2. Compliance System

  1. The Company tries hard to keep its employees informed about the regulations concerning ethics and compliance.
  2. The Company promotes awareness of compliance by putting managers responsible for compliance and crisis management in place in the Company and the Group Companies and conducting education and training by job class.
  3. The Company conducts multifaceted and multilayered surveys of compliance awareness and behavior by conducting a “Compliance Questionnaire” to the employees, etc. of the Company and the Group Companies. In FY 2018, the questionnaire results revealed that: “Compliance awareness remained at a high level.”
  4. By keeping in place the “Clean Line System,” the Company detects and resolves problems early, and effectively prevents problems themselves from occurring.

3. Risk Management System

  1. The Company conducts cross-sectional risk management for the entire Asahi Group through the “Risk Management Committee” . During FY 2018, the Committee met for a total of four times to conduct cross-sectional analyses and evaluations under the themes of “quality”, “compliance”, “governance”, “personnel/labor affairs”, “IT”, “finance/accounting”, etc. on the basis of the findings of periodic risk surveys conducted by sections concerned.
  2. The Company has a system in place to deal with any major accident, disaster, scandal, etc. by setting up the emergency -response headquarters headed by the president and representative director.

4. Business Management of Group Companies

  1. With respect to the Group Companies' business management, the Company has put in place a system whereby, pursuant to the “Asahi Group's Regulation of Authority,” the Group Companies' business executions are subject to resolutions of the Company’s Board of Directors or decisions of an individual Director or the responsible persons of responsible sections of the Company, depending on their importance.
  2. Once a month, the “Corporate Strategy Board” receives reports from main Group Companies on the status of their business executions.

5. Execution of Directors' Duties

In order to ascertain the efficiency of Directors' duties, the Board of Directors conducts rational assignment sharing of services to be performed by Directors and Corporate Officers, and has each Director and Corporate Officer report on the status of his/her business execution once every three months.

6. Execution of Audit & Supervisory Board Member' Duties

  1. Audit & Supervisory Board Members attend meetings of the Board of Directors, the “Corporate Strategy Board,” the “Risk Management Committee” and other important organs and receive reports from the directors and employees, thereby confirming the status of development and operation of the Internal Control System.
  2. Audit & Supervisory Board Members enhance the effectiveness of auditing by finding opportunities regularly or as needed for exchanging information and views with the section in charge of internal auditing, the Independent Accounting Auditors, etc.
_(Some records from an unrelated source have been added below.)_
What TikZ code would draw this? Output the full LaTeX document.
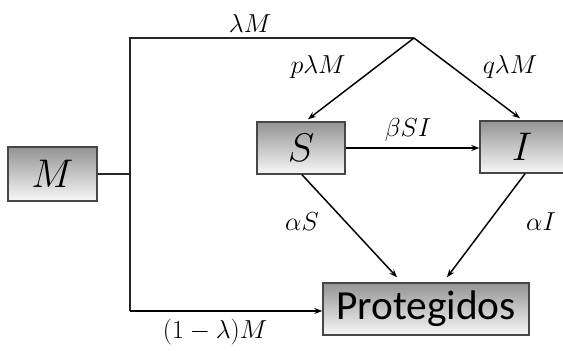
\RequirePackage{fix-cm}
\documentclass[tikz,border=0pt]{standalone}
\usepackage{fontspec}
\newfontfamily\calib{Carlito}
\usetikzlibrary{arrows.meta,calc}
\begin{document}
\begin{tikzpicture}[x=0.75pt,y=-0.75pt,
  box/.style={draw=black!72, line width=1.1pt, top color=black!42, bottom color=black!3, inner sep=0pt},
  big/.style={font=\fontsize{30}{32}\selectfont},
  lbl/.style={font=\fontsize{19.5}{21}\selectfont, inner sep=1pt},
  wire/.style={line width=0.8pt, draw=black!85},
  arr/.style={-{Stealth[length=6pt,width=4.5pt]}, line width=1.1pt}]
\useasboundingbox (0,0) rectangle (563,350);
\node[box, big, minimum width=66.75pt, minimum height=40.5pt] (M) at (52.5,174) {$M$};
\node[box, big, minimum width=66pt, minimum height=39pt] (S) at (301,148) {$S$};
\node[box, big, minimum width=63pt, minimum height=39pt] (I) at (522,147) {$I$};
\node[box, minimum width=154.5pt, minimum height=39pt, font=\calib\fontsize{31}{33}\selectfont] (P) at (426,309) {Protegidos};
\coordinate (j) at (130,174);
\coordinate (top) at (130,38);
\coordinate (br) at (414,38);
\coordinate (bot) at (130,311);
\draw[wire] (M.east) -- (j);
\draw[wire] (br) -- (top) -- (bot);
\draw[arr] (bot) -- (P.west |- bot);
\draw[arr] (br) -- ($(S.north)+(7,-2)$);
\draw[arr] (br) -- ($(I.north)+(-2,-2)$);
\draw[arr] (S.east) -- (I.west |- S.east);
\draw[arr] ($(S.south)+(1,0)$) -- ($(P.north)+(-29,-5)$);
\draw[arr] ($(I.south)+(3,0)$) -- ($(P.north)+(21,-5)$);
\node[lbl] (lM) at (250,23) {$\lambda M$};
\node[lbl] (plM) at (318,67) {$p\lambda M$};
\node[lbl] (qlM) at (510,67) {$q\lambda M$};
\node[lbl] (bSI) at (408,130) {$\beta SI$};
\node[lbl] (aS) at (302,222) {$\alpha S$};
\node[lbl] (aI) at (541,222) {$\alpha I$};
\node[lbl] (lmM) at (215,332) {$(1-\lambda)M$};
\end{tikzpicture}
\end{document}
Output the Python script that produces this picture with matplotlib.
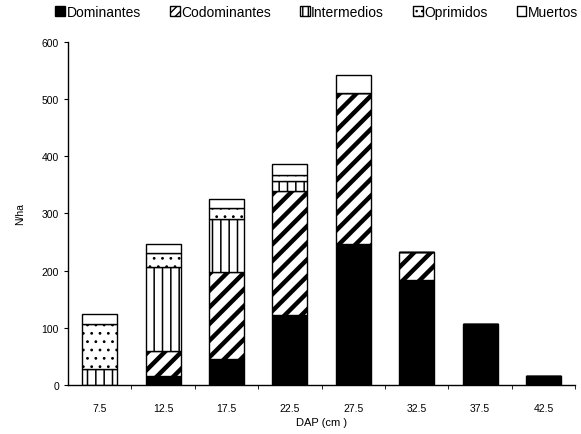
import numpy as np
import matplotlib

matplotlib.use("Agg")
import matplotlib.pyplot as plt  # noqa: E402
from matplotlib.patches import Patch  # noqa: E402

# diameter classes (cm) and stems per hectare by crown class
dap = ["7.5", "12.5", "17.5", "22.5", "27.5", "32.5", "37.5", "42.5"]
dominantes = [0, 16, 46, 123, 247, 184, 107, 16]
codominantes = [0, 44, 152, 216, 264, 48, 0, 0]
intermedios = [28, 147, 93, 17, 0, 0, 0, 0]
oprimidos = [79, 23, 18, 11, 0, 0, 0, 0]
muertos = [17, 17, 16, 19, 31, 0, 0, 0]

plt.rcParams.update({
    "font.family": "Liberation Sans", "font.size": 7.5,
    "axes.linewidth": 1.0, "figure.facecolor": "white",
})

fig = plt.figure(figsize=(5.81, 4.35), dpi=100)
ax = fig.add_axes([0.117, 0.113, 0.873, 0.788])

x = np.arange(len(dap))
w = 0.55
series = [
    (dominantes, "Dominantes", "black", None, 1.0, None),
    (codominantes, "Codominantes", "white", "//", 3.2, "////"),
    (intermedios, "Intermedios", "white", "||", 1.1, "|||"),
    (oprimidos, "Oprimidos", "white", "..", 0.8, "..."),
    (muertos, "Muertos", "white", None, 1.0, None),
]
bottom = np.zeros(len(dap))
handles = []
for vals, lab, fc, hatch, hlw, leg_hatch in series:
    plt.rcParams["hatch.linewidth"] = hlw
    bars = ax.bar(x, vals, w, bottom=bottom, color=fc, edgecolor="black",
                  linewidth=1.0, hatch=hatch)
    for b in bars:
        if hasattr(b, "set_hatch_linewidth"):
            b.set_hatch_linewidth(hlw)
    h = Patch(facecolor=fc, edgecolor="black", linewidth=1.0, hatch=leg_hatch, label=lab)
    if hasattr(h, "set_hatch_linewidth"):
        h.set_hatch_linewidth(1.0)
    handles.append(h)
    bottom += np.array(vals)
plt.rcParams["hatch.linewidth"] = 1.0

ax.set_xlim(-0.5, 7.5)
ax.set_ylim(0, 600)
ax.set_yticks(range(0, 601, 100))
ax.set_xticks(x)
ax.set_xticklabels(dap)
ax.set_xticks(np.arange(0.5, 8, 1), minor=True)
ax.tick_params(axis="x", which="major", length=0, pad=13)
ax.tick_params(axis="x", which="minor", length=3, direction="out")
ax.tick_params(axis="y", length=3, direction="out")
for s in ("top", "right"):
    ax.spines[s].set_visible(False)
ax.set_xlabel("DAP (cm )", labelpad=3, fontsize=8)
ax.set_ylabel("N/ha", labelpad=12)

fig.legend(handles=handles, loc="upper center", bbox_to_anchor=(0.545, 1.005), ncol=5,
           frameon=False, fontsize=10, handlelength=0.7, handleheight=0.7,
           handletextpad=0.1, columnspacing=2.1, borderaxespad=0.2)

fig.savefig("out.png", dpi=100)
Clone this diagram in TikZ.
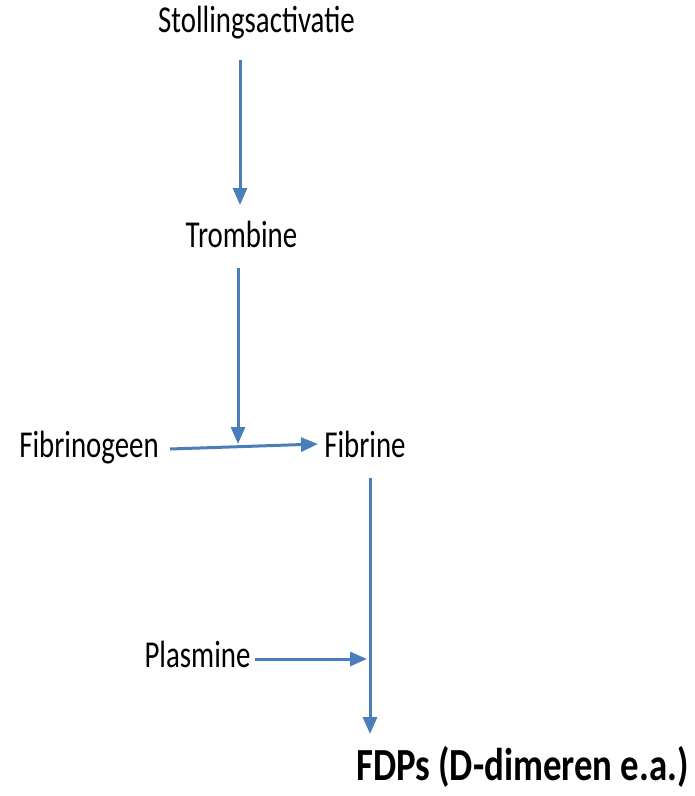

During FY2018, Audit & Supervisory Board Members had opportunities to exchange information and views with the section in charge of internal auditing for a total of six times, with the Independent Accounting Auditors for a total of twelve times. In addition, it is found opportunities for exchanging information and views with the Audit & Supervisory Board Members of main Group Companies once every three months.
  3. The Company ensures that Audit & Supervisory Board Members will be able to smoothly perform their duties by posting three dedicated employees to the Audit and Supervisory Board.